**WRITTEN EXERCISE:**
In this exercise, print only the lines of the records below from the one with "Write the Plotly code for this chart." through the one with "return (H - B - (p - OFF)) / ph", inclusive. Pictures are not part of the copy.

►

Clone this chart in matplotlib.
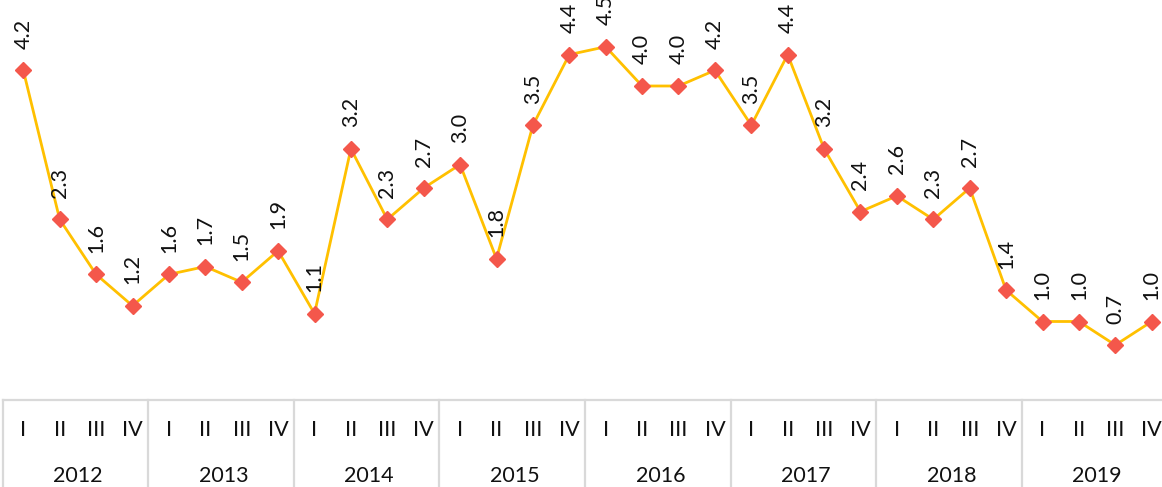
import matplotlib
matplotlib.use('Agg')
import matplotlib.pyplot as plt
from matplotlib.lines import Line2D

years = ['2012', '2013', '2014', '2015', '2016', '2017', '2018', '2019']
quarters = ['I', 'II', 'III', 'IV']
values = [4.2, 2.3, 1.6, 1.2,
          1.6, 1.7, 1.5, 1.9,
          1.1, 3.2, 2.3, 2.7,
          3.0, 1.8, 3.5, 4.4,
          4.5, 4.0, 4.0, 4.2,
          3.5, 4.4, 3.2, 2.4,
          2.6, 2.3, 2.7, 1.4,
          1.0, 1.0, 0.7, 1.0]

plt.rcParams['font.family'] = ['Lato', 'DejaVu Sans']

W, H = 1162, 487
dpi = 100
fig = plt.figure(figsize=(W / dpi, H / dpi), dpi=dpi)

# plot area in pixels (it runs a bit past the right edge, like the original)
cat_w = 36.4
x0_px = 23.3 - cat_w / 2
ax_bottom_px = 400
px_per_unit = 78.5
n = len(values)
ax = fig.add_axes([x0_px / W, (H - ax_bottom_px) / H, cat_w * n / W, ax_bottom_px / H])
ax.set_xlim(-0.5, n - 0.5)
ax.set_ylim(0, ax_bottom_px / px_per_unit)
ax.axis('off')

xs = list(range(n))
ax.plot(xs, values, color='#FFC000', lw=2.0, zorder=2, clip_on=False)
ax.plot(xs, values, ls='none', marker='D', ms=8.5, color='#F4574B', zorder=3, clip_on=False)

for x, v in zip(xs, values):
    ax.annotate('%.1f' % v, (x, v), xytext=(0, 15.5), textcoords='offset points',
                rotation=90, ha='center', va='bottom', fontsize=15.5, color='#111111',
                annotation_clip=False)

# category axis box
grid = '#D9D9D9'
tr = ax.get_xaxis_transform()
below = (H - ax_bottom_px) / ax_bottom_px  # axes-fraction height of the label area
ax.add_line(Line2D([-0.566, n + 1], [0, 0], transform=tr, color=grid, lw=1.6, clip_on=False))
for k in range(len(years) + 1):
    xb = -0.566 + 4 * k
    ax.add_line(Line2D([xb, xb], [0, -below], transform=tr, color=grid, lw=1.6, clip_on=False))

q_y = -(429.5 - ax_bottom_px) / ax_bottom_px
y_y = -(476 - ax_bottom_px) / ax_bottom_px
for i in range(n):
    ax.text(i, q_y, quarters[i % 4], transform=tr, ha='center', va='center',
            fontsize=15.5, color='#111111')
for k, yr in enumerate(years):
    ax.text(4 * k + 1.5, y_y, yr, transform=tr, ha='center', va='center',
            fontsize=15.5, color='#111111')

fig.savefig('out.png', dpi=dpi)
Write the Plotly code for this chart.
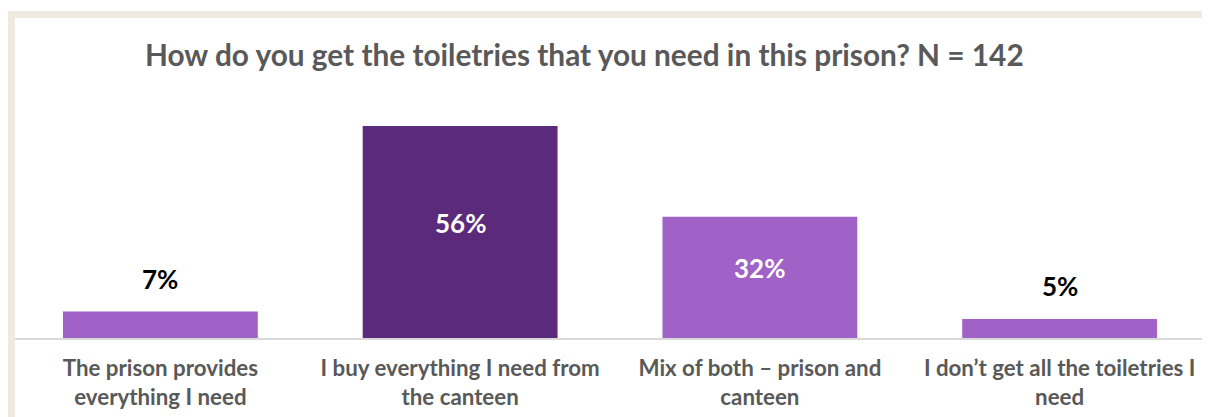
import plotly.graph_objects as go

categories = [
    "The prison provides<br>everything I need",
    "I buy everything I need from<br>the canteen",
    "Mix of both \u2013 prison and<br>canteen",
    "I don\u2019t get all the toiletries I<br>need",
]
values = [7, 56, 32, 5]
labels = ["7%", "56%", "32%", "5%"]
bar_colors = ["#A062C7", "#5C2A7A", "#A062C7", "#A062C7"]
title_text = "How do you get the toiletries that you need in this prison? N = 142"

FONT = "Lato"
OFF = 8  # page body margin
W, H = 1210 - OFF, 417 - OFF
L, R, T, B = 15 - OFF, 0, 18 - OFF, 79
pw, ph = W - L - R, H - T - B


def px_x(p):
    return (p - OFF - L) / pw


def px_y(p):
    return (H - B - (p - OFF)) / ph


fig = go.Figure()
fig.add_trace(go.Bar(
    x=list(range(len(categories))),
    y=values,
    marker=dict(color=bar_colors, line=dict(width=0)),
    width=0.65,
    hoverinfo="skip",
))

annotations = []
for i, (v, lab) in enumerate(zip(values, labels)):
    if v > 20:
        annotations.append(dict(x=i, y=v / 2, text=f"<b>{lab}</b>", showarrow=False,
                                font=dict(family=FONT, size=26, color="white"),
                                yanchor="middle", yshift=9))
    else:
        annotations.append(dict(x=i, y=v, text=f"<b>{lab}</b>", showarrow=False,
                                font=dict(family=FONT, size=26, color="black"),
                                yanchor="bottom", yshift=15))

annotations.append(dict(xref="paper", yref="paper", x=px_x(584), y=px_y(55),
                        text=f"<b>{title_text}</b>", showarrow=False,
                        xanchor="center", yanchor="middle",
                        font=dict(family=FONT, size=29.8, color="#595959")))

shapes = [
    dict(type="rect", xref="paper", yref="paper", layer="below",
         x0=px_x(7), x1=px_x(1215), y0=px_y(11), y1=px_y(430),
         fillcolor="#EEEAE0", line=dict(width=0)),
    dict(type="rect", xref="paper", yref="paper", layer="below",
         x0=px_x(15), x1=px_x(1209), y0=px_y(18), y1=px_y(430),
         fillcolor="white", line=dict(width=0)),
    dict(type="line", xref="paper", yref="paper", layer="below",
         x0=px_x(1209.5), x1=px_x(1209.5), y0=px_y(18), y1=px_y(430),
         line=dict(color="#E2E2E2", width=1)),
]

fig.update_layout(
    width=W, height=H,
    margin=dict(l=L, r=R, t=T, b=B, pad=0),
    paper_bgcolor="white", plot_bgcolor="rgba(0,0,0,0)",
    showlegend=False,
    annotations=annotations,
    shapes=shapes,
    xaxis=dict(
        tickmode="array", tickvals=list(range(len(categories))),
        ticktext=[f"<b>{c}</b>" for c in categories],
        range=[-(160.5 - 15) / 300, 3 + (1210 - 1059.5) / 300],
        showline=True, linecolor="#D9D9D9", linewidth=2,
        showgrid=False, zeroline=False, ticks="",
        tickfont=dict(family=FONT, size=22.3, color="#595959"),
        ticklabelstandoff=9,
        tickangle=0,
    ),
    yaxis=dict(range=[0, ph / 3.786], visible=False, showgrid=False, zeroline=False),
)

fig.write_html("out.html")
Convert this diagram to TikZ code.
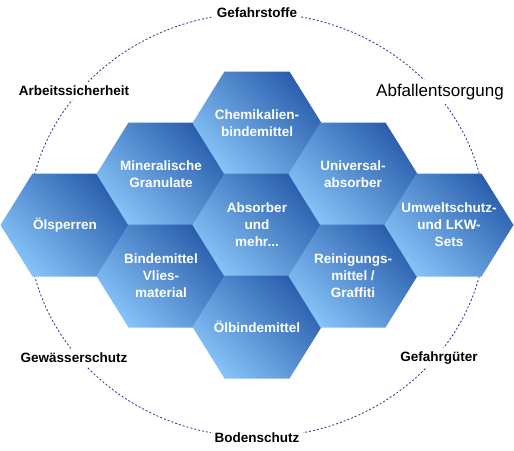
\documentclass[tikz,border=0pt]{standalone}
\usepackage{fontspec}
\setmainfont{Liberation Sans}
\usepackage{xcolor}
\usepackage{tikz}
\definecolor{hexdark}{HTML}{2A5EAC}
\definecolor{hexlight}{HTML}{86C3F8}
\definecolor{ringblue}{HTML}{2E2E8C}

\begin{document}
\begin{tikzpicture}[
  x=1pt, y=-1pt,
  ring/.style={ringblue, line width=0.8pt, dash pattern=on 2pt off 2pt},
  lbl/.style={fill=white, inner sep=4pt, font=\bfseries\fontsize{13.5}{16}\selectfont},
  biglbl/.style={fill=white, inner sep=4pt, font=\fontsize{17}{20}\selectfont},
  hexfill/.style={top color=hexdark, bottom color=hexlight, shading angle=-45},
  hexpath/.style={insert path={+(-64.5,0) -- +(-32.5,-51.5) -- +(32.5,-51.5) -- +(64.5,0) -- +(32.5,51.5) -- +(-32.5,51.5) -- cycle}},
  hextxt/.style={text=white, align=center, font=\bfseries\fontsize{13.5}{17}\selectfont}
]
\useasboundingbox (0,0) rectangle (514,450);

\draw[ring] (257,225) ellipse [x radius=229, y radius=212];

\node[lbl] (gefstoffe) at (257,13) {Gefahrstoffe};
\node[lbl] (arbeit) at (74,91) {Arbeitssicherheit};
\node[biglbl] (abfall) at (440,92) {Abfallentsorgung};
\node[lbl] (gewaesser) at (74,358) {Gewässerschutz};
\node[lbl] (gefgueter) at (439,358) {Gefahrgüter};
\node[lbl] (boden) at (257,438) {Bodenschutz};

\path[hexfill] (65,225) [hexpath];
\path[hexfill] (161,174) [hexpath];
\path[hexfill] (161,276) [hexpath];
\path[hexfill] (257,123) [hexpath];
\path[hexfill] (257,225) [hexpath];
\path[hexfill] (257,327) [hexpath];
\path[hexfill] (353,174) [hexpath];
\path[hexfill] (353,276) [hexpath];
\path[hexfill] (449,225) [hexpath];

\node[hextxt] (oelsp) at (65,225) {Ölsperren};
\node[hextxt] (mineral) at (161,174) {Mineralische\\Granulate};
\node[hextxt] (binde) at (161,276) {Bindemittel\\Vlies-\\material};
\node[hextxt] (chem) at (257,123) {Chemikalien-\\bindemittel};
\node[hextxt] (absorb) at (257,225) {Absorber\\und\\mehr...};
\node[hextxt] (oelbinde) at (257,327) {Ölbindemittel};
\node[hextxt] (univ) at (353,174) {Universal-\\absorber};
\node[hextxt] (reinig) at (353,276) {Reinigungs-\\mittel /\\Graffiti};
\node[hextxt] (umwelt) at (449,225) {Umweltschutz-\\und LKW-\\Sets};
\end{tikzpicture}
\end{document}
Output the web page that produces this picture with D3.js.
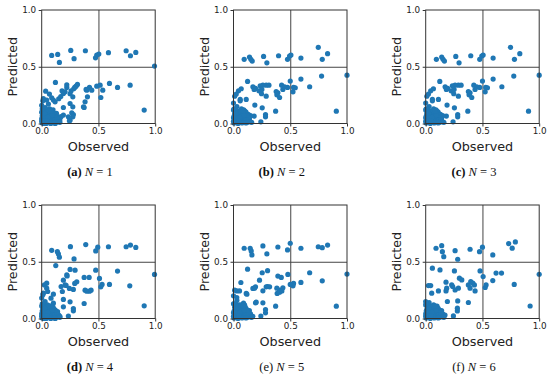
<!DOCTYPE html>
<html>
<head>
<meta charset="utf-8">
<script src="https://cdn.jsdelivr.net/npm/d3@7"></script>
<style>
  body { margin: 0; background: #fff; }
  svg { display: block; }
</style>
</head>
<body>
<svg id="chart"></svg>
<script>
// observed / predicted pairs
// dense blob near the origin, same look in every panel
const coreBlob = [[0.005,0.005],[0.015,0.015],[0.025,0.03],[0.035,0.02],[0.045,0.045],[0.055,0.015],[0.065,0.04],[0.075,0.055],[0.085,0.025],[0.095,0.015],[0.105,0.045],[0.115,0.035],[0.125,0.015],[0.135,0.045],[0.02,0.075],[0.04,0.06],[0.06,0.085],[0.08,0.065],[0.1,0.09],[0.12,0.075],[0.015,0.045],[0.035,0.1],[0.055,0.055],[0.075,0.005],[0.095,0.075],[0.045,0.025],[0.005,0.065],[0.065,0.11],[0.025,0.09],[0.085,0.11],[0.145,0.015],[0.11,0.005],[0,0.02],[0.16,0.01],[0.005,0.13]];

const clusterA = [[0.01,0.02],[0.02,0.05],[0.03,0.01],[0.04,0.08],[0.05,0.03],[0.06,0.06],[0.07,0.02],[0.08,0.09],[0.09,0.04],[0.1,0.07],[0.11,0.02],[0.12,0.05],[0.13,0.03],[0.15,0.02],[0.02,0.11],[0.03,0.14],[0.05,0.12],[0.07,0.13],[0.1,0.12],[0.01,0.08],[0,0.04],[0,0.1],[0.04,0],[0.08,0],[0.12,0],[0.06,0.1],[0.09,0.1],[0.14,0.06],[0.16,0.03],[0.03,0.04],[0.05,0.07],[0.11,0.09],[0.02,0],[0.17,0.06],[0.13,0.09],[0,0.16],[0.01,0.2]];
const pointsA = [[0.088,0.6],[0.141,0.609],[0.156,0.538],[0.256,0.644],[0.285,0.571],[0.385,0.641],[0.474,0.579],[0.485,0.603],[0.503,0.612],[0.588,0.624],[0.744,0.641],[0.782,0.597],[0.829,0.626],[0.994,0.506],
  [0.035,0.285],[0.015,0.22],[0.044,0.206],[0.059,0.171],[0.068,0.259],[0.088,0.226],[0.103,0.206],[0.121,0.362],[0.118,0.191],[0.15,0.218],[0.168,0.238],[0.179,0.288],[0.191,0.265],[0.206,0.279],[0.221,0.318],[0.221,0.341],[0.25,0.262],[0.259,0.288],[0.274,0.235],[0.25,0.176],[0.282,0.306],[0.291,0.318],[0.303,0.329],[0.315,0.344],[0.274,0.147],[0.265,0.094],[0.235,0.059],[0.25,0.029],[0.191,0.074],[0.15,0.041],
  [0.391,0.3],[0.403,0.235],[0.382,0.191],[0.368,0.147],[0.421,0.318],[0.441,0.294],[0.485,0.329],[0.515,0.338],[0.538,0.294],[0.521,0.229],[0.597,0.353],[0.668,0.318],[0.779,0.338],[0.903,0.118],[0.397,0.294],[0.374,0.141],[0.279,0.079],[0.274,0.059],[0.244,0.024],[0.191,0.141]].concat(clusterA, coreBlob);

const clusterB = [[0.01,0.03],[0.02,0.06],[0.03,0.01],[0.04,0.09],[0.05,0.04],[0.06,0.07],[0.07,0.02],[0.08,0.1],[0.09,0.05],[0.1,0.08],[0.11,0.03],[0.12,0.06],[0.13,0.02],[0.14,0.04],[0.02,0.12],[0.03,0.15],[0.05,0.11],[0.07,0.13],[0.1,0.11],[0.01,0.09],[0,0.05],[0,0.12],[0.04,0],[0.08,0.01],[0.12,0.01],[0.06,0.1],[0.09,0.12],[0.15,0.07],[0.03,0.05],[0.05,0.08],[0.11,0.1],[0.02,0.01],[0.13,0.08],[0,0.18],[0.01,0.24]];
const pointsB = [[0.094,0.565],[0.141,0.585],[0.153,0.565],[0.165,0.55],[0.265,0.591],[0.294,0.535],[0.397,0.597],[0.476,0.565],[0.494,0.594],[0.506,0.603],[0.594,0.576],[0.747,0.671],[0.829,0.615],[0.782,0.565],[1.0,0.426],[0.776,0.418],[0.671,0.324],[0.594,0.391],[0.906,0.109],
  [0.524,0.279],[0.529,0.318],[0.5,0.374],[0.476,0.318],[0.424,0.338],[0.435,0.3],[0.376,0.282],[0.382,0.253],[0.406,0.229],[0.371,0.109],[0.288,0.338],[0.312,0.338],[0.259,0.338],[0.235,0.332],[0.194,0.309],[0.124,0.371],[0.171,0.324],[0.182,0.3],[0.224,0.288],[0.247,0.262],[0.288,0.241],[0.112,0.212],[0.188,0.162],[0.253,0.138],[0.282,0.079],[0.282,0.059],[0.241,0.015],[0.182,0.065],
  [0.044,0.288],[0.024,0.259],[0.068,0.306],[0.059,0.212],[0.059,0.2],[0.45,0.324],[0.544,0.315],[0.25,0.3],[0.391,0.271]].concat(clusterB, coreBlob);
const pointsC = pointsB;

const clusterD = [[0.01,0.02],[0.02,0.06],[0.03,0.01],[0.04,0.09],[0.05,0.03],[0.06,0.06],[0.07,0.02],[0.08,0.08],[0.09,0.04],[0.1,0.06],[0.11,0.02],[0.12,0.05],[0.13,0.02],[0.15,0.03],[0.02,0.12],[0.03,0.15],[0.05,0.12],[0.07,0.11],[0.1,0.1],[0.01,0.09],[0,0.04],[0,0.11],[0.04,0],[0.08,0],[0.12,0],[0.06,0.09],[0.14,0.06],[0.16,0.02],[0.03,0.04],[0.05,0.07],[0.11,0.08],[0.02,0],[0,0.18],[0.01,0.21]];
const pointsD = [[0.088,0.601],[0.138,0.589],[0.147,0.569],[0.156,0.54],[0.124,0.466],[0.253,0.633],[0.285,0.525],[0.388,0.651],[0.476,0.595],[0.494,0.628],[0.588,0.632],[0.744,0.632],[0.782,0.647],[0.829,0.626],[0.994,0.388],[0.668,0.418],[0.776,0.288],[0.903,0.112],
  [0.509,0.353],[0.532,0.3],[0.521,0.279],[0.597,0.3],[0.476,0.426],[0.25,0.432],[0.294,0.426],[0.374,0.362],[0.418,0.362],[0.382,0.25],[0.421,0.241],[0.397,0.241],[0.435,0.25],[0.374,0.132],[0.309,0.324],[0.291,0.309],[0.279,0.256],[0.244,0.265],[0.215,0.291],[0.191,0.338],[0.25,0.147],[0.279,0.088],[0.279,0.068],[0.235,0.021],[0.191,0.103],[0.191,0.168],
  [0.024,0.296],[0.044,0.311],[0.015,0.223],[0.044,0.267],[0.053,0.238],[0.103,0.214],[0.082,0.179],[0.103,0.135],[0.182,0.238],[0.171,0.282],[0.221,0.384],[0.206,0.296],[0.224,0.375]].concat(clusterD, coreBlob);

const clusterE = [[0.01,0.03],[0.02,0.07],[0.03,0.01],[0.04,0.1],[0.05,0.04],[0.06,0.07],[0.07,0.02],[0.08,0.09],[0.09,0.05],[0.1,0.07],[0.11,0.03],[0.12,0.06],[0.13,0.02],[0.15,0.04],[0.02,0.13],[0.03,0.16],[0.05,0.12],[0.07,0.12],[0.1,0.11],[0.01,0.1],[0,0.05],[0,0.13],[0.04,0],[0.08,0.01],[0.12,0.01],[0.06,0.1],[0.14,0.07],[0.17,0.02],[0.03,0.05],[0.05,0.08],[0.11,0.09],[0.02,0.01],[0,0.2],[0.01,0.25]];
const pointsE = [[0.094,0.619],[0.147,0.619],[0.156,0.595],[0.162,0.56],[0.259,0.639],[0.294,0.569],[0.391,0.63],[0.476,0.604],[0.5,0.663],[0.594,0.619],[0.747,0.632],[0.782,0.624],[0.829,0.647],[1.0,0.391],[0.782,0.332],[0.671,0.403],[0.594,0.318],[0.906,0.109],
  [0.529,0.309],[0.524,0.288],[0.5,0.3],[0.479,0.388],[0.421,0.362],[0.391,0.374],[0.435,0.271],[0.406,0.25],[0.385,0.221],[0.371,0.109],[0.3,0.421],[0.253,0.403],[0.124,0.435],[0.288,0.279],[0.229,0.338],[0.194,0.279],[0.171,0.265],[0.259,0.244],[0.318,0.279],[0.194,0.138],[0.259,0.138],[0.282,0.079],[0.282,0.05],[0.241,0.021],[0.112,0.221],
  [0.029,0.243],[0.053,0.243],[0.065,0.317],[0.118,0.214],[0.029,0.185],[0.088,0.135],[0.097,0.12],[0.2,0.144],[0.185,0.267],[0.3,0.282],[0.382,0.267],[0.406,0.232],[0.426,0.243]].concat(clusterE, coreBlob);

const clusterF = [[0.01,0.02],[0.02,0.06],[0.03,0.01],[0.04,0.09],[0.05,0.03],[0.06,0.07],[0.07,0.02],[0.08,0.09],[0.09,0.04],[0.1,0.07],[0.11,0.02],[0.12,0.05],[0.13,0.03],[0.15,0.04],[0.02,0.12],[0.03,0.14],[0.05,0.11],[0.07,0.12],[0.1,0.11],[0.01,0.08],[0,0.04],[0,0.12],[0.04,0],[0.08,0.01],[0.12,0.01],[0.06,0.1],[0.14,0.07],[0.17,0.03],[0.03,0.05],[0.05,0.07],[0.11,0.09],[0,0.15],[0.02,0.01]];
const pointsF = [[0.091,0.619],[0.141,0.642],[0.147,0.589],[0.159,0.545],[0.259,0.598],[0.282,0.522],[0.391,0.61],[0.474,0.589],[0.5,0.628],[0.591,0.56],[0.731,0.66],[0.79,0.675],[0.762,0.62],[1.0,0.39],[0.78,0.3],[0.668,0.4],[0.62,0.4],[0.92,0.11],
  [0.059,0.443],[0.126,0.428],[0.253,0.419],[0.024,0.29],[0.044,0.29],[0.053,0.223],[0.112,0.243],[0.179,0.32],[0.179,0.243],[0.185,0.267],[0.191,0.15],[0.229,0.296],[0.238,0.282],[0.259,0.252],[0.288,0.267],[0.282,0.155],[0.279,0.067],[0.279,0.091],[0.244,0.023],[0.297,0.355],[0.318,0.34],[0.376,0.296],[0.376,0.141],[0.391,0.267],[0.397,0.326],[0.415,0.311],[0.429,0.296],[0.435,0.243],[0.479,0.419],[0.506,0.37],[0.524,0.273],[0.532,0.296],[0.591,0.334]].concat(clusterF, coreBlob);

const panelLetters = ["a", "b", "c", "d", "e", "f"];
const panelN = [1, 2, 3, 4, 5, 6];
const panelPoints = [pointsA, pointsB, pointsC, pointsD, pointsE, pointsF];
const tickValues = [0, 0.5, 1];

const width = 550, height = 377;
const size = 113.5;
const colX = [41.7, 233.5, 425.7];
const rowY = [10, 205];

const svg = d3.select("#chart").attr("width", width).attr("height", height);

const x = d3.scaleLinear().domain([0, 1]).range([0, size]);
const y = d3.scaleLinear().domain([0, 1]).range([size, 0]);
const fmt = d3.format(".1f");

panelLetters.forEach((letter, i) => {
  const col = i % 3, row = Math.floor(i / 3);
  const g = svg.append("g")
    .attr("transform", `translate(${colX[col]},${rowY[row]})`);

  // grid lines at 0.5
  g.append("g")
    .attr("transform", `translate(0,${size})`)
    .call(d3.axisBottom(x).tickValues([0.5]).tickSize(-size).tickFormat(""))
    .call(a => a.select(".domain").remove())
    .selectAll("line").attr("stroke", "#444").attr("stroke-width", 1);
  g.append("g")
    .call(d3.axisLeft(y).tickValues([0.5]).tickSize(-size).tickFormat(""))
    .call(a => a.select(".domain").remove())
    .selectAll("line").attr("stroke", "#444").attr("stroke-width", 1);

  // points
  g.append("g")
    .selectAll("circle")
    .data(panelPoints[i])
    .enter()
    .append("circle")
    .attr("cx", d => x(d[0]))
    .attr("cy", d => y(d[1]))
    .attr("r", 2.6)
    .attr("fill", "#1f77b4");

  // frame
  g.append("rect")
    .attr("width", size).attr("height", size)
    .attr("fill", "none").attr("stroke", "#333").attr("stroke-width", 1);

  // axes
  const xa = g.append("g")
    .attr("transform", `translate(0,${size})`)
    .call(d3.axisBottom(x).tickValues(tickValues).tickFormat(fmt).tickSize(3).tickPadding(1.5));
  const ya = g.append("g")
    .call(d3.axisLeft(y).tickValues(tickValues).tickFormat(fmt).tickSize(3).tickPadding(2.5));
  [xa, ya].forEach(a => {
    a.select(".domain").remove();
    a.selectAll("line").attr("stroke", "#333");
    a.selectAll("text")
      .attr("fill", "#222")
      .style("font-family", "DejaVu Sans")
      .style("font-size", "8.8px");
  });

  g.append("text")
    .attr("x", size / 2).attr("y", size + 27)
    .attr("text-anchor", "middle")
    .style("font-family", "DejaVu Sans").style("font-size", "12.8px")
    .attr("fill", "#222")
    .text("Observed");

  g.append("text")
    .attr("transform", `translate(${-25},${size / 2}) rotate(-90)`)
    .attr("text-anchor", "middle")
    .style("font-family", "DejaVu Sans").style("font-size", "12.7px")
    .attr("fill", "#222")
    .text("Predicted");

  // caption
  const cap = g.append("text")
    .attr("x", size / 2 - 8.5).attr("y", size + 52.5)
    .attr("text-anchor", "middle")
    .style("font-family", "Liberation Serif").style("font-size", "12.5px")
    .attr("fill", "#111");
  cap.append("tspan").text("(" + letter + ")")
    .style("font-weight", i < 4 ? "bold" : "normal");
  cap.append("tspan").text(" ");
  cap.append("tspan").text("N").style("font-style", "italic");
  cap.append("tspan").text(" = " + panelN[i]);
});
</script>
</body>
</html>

◄

**TASK SOLUTION:**
Write the Plotly code for this chart.
import plotly.graph_objects as go

categories = [
    "The prison provides<br>everything I need",
    "I buy everything I need from<br>the canteen",
    "Mix of both \u2013 prison and<br>canteen",
    "I don\u2019t get all the toiletries I<br>need",
]
values = [7, 56, 32, 5]
labels = ["7%", "56%", "32%", "5%"]
bar_colors = ["#A062C7", "#5C2A7A", "#A062C7", "#A062C7"]
title_text = "How do you get the toiletries that you need in this prison? N = 142"

FONT = "Lato"
OFF = 8  # page body margin
W, H = 1210 - OFF, 417 - OFF
L, R, T, B = 15 - OFF, 0, 18 - OFF, 79
pw, ph = W - L - R, H - T - B


def px_x(p):
    return (p - OFF - L) / pw


def px_y(p):
    return (H - B - (p - OFF)) / ph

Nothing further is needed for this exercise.